Sexist rhetoric may have cost Trump at least as many votes as he gained from its use in the 2016 presidential election
November 04, 2022

This week, Americans are voting in the first major election since the US Supreme Court’s Dobbs decision overturning Roe v. Wade, which removed women’s constitutional right to an abortion. Will that decision mobilize voters around gender issues in the midterm elections? Perhaps the 2016 presidential election provides some insight, since it was a race between a feminist, pro-choice woman and a sexist, anti-choice man. In that election, to what extent did American voters’ level of sexism, or non-sexism, affect their voting behavior? Research has shown that even after controlling for other factors, sexist attitudes increased voters’ likelihood of supporting Trump in the 2016 election. But in his 2021 article in Social Science Quarterly, author Eric Hanley’s research about the effect of gender attitudes on the voting behavior of whites in the 2012 and 2016 presidential elections indicates something different. Trump‘s sexist rhetoric may have hurt him at the polls in 2016 because it mobilized non-/anti-sexist college-educated voters even more. Hanley used respondent data from the 2012 and the 2016 waves of the American National Election Study to examine the role sexism played as a motivating force for voters.
Fielded continuously since 1948, the American National Election Studies are designed to present data on Americans’ social backgrounds, enduring political predispositions, social and political values, perceptions and evaluations of groups and candidates, opinions on questions of public policy, and participation in political life. During presidential election years, respondents are interviewed during the two months preceding the November election and then re-interviewed during the two months following the election. Hanley made the effort to reevaluate the measures of sexism used in previous research based on ANES data in order to improve the scale he used to quantify respondents’ sexism.

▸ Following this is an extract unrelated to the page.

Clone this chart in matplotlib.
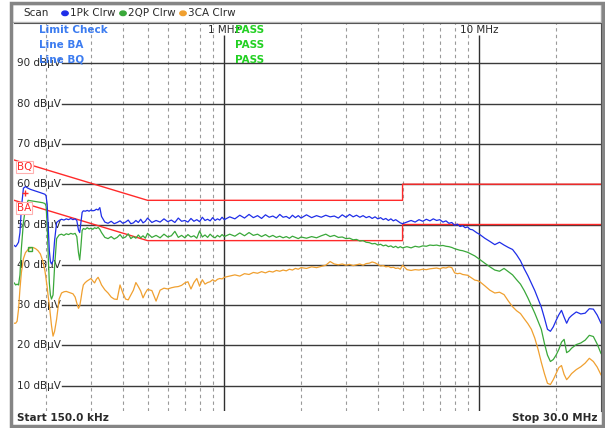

He found that the decision on the part of previous researchers to include certain measures of sexism without taking into account others available in the data “may have led them to miscalculate the overall impact of sexist orientation on the voting behavior of Americans in recent elections.”
He then conducted regression analyses to calculate the impact of sexism on presidential vote choice by year, by race, by gender, and by education. He found that in 2012, the gap separating voters who scored low on the sexism scale and those who scored high was 12.7 percentage points. But by 2016, this gap more than doubled in size. Hanley found that this widened sexism gap “resulted more from the flight of nonsexist voters away from Trump than from the attraction of sexist ones.” He also found that the effect of sexism was static for non-white voters, and the 2016 election activated sexism mainly among white voters. As for gender, the 2016 election “mobilized sexist whites to vote for Trump and nonsexist whites to vote against him, regardless of gender.” But the impact of sexism on the presidential vote choices of whites in 2016 did vary significantly by educational level. According to Hanley, “This was due in large part to a very sharp decline in the level of support Trump received from college-educated whites in 2016 relative to the support Romney had enjoyed in 2012.” According to Hanley, “Many observers have argued that the mobilization of sexist voters over the course of the 2016 campaign helped carry Trump to victory.” But Hanley’s results indicate it cost him at least as many votes as he gained.